Leonardo Cataldi's blog for Statistics' homeworks

Blog for Statistics' homework

Application 5 - Parse a CSV file given by a wireshark capture and print the univariate distribution of an attribute

Click here to download the application.

A video of the application can be watched down below:

This application has to be considered as an improvement of application 3&4. In fact, it parses a csv file and computes the univariate distribution of some variables, but it does it better and implements some new features.
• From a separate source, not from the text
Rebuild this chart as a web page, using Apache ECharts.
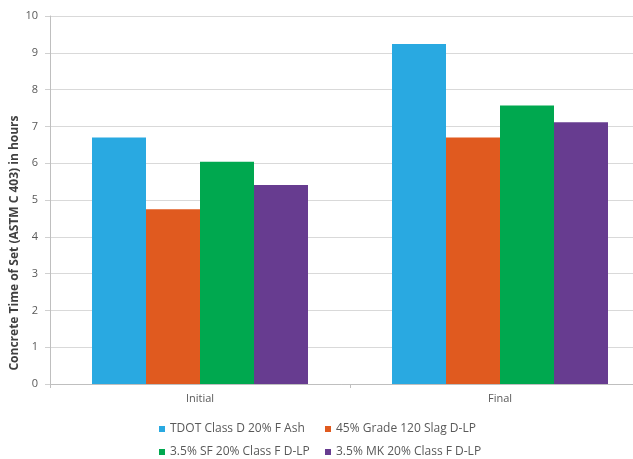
<!DOCTYPE html>
<html><head><meta charset="utf-8">
<script src="https://cdn.jsdelivr.net/npm/echarts@6/dist/echarts.min.js"></script>
<style>html,body{margin:0;padding:0;background:#fff}#c{width:633px;height:459px}</style>
</head><body><div id="c"></div>
<script>
const categories = ['Initial', 'Final'];
const seriesNames = ['TDOT Class D 20% F Ash', '45% Grade 120 Slag D-LP', '3.5% SF 20% Class F D-LP', '3.5% MK 20% Class F D-LP'];
const tdot = [6.70, 9.24];
const slag = [4.75, 6.70];
const sf = [6.04, 7.57];
const mk = [5.41, 7.11];
const yTicks = [0, 1, 2, 3, 4, 5, 6, 7, 8, 9, 10];
const yTitle = 'Concrete Time of Set (ASTM C 403) in hours';
const colors = ['#29A9E1', '#E05A1F', '#00A84F', '#673C90'];
const values = [tdot, slag, sf, mk];

const font = '"Open Sans", "Liberation Sans", sans-serif';
const legendPos = [[154, 418], [320, 418], [154, 441], [320, 441]];
const chart = echarts.init(document.getElementById('c'));
chart.setOption({
  animation: false,
  grid: { left: 50, width: 600, top: 16, bottom: 75, containLabel: false, outerBoundsMode: 'none' },
  legend: seriesNames.map((n, i) => ({
    data: [n], left: legendPos[i][0], top: legendPos[i][1],
    itemWidth: 6, itemHeight: 6, icon: 'rect', itemGap: 4,
    textStyle: { fontFamily: font, fontSize: 12, color: '#595959' }
  })),
  graphic: [{
    type: 'text', x: 15, y: 243, rotation: Math.PI / 2,
    style: { text: yTitle, font: 'bold 12px ' + font, fill: '#404040',
      textAlign: 'center', textVerticalAlign: 'middle' }
  }],
  xAxis: {
    type: 'category', data: categories,
    axisLine: { lineStyle: { color: '#bfbfbf' } },
    axisTick: { show: true, length: 4, lineStyle: { color: '#bfbfbf' } },
    axisLabel: { fontFamily: font, fontSize: 11, color: '#595959', margin: 9 }
  },
  yAxis: {
    type: 'value', min: 0, max: 10, interval: 1,
    axisLine: { show: true, lineStyle: { color: '#bfbfbf' } },
    axisTick: { show: true, length: 5, lineStyle: { color: '#d0d0d0' } },
    splitLine: { lineStyle: { color: '#d9d9d9' } },
    axisLabel: { fontFamily: font, fontSize: 11, color: '#595959', margin: 12,
      formatter: v => yTicks.includes(v) ? String(v) : '' }
  },
  series: seriesNames.map((n, i) => ({
    name: n, type: 'bar', data: values[i],
    barGap: '0%', barCategoryGap: '28%',
    itemStyle: { color: colors[i] }
  }))
});
</script></body></html>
First of all, the parsed file is shown in a DataGridView so that it can be analyzed by the user even before calculating the distributions. Then, we can see how the app gives the possibility to calculate the distribution of two variables, a continuous and a discrete one, and also those distributions are reported in a DataGridView.
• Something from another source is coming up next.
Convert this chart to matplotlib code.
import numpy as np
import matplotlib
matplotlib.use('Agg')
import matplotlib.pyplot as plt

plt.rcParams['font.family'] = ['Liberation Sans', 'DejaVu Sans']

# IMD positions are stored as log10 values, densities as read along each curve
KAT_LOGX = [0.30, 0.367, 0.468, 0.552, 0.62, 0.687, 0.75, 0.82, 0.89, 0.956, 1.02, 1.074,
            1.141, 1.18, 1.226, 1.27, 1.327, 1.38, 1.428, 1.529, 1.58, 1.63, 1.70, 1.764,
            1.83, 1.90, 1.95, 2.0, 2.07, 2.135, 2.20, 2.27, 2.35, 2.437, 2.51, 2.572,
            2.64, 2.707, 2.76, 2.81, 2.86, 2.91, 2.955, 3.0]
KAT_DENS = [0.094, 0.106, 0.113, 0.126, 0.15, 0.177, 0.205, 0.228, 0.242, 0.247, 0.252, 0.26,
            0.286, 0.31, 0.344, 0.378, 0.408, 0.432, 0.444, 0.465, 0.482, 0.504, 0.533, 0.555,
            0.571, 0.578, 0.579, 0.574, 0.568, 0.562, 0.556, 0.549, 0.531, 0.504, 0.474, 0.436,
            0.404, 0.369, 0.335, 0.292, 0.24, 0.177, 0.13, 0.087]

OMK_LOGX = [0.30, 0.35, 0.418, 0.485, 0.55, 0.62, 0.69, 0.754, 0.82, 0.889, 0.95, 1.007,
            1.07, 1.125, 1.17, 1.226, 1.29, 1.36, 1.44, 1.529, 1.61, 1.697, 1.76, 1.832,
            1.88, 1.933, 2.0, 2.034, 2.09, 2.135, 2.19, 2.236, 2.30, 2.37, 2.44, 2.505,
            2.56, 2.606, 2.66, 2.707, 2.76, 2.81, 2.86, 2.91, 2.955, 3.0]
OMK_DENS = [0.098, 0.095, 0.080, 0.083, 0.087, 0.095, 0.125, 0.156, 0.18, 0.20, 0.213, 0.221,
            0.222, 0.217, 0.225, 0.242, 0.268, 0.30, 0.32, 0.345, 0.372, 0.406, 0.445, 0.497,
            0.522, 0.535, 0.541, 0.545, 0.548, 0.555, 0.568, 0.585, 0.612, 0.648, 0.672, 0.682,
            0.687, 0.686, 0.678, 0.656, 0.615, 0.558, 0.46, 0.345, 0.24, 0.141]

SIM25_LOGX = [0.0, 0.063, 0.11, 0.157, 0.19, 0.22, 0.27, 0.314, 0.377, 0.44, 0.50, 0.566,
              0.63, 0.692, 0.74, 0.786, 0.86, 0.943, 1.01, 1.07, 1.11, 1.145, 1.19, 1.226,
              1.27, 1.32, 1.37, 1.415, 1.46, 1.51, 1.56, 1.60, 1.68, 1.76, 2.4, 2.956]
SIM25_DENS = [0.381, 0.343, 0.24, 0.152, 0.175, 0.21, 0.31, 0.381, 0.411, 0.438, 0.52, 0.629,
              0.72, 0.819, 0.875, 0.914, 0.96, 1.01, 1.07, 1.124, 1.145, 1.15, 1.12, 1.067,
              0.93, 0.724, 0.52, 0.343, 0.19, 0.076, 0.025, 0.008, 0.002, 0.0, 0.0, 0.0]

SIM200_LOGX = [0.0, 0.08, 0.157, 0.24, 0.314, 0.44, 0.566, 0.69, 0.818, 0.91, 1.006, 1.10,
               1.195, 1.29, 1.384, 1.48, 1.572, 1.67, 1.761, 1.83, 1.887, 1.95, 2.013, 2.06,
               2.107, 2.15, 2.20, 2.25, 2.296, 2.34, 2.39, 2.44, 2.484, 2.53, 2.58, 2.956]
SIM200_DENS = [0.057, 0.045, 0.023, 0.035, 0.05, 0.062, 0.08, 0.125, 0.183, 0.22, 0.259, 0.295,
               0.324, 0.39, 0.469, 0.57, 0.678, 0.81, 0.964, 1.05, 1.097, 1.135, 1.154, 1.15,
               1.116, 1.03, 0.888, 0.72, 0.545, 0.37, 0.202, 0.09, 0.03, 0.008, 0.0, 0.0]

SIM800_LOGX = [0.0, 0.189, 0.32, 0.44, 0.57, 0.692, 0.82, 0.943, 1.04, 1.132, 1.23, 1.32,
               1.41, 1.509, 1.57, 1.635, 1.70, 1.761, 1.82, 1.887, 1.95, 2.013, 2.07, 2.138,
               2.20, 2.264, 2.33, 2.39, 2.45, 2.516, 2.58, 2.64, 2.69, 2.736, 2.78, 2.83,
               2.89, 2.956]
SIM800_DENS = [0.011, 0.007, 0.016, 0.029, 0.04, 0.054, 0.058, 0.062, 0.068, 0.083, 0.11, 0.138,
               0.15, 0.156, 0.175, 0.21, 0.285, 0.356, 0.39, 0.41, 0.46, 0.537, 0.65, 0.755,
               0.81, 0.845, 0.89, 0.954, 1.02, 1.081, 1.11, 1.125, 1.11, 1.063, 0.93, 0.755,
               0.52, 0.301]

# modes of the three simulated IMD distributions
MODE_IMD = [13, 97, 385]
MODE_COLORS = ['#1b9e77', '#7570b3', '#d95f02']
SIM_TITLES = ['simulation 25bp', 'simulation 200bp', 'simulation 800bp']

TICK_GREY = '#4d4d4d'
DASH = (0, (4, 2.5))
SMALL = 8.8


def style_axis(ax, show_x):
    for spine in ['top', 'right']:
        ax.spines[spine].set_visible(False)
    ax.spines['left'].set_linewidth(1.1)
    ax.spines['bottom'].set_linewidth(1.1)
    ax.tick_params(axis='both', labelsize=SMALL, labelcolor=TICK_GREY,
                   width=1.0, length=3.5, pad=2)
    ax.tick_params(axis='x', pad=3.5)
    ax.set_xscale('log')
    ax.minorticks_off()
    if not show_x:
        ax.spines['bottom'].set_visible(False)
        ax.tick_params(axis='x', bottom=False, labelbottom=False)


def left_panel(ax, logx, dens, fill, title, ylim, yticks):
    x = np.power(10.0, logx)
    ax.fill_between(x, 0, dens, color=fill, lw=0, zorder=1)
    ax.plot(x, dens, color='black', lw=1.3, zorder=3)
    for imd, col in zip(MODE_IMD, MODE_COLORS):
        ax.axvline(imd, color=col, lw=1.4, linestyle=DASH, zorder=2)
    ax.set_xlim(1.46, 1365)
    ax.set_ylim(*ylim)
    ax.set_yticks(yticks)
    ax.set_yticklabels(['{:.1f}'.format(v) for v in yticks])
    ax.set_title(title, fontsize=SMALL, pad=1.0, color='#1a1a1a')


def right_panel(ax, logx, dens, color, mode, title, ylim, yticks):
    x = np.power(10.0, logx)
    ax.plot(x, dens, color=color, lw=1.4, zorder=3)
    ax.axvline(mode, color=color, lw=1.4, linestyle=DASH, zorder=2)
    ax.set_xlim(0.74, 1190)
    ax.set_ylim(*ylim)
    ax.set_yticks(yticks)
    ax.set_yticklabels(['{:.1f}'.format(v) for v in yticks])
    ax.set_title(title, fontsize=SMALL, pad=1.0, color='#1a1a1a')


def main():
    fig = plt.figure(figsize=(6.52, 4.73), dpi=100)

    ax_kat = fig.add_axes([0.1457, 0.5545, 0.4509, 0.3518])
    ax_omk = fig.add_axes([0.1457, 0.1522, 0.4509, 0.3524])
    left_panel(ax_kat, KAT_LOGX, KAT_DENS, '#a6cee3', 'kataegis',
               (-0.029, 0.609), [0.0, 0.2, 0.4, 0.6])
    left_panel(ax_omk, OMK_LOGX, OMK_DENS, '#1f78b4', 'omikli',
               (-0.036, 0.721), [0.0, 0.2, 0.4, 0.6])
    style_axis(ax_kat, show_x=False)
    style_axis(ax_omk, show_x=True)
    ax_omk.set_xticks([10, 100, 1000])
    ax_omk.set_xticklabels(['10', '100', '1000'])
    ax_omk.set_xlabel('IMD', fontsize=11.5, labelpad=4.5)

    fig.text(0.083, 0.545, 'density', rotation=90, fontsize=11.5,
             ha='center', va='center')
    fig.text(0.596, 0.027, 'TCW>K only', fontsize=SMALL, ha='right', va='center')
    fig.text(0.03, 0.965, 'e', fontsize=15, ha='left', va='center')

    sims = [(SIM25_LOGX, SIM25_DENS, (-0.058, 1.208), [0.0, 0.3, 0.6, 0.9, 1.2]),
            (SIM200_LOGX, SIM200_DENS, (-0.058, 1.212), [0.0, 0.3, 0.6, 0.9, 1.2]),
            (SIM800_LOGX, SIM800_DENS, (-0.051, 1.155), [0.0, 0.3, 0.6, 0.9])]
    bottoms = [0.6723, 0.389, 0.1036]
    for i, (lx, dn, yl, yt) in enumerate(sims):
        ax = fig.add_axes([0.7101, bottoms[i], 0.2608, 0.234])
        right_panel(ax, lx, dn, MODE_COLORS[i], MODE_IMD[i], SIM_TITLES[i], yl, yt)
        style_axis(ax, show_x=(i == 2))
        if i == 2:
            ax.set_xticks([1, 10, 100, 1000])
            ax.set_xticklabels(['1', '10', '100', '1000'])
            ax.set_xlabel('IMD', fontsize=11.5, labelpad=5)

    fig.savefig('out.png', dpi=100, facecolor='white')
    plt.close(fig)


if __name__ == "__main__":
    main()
The code used to parse the csv file and to compute the discrete univariate distribution of “Protocol” won’t be shown, since it’s very similar to the one reported for applications 3 & 4. The code used to calculate the continuous distribution of “Size”, instead, is the following:

private void button3_Click(object sender, EventArgs e)
{

    richTextBox1.Clear();

    if (myParser == null || mySet == null || attributes == null)
    {
        richTextBox1.AppendText("Read the csv file first!\n");
        return;
    }

    Dictionary<Interval,int> dict = new Dictionary<Interval, int>();
    int max_value = 64;
    Interval i_0 = new Interval(0, max_value);

    dict[i_0] = 0;

    foreach(Packet p in mySet)
    {
        bool inserted = false;
        List<Interval> list = dict.Keys.ToList();

        int lunghezza = p.length;

        foreach(Interval i in list)
        {
            if (lunghezza >= i.down && lunghezza <= i.up)
            {
                dict[i]++;
                inserted = true;
                break;
            }

        }
        while (!inserted)
        {
            Interval i_x = new Interval(max_value+1, max_value * 2);
            max_value = max_value*2;

            dict[i_x] = 0;

            if (lunghezza >= i_x.down && lunghezza <= i_x.up)
            {
                dict[i_x]++;
                inserted = true;
            }
        }
    }

    dataGridView3.Columns.Add("Size", "Size");
    dataGridView3.Columns.Add("Absolute Frequency", "Absolute Frequency");
    dataGridView3.Columns.Add("Relative Frequency", "Relative Frequency");

    foreach(KeyValuePair<Interval,int> item in dict)
    {
        Interval inter = item.Key;
        int absfreq = item.Value;
        double relfreq = ((double)absfreq /(double)mySet.Count); 

        string s1 = inter.ToString();
        string s2 = absfreq.ToString();
        string s3 = relfreq.ToString();

        string[] row = new string[] {s1, s2, s3};

        dataGridView3.Rows.Add(row);
    }
}

To manage the intervals, a simple class Interval was created. This class only contains two fields “up” and “down”, that are respectively the upper and the lower bound of the interval. To count the occurrencies, a dictionary was created. Initially the only interval avaliable is (0,64), but each time the software can’t find in the dictionary the interval where the size of the current packet should be collocated, it creates new intervals until it reaches the correct one.

Notice that the dimension of intervals is not the same, but grows. This was done on purpose, because high-dimension packets are less frequent than low-medium dimension ones, and then a great precision at higher sizes is not necessary.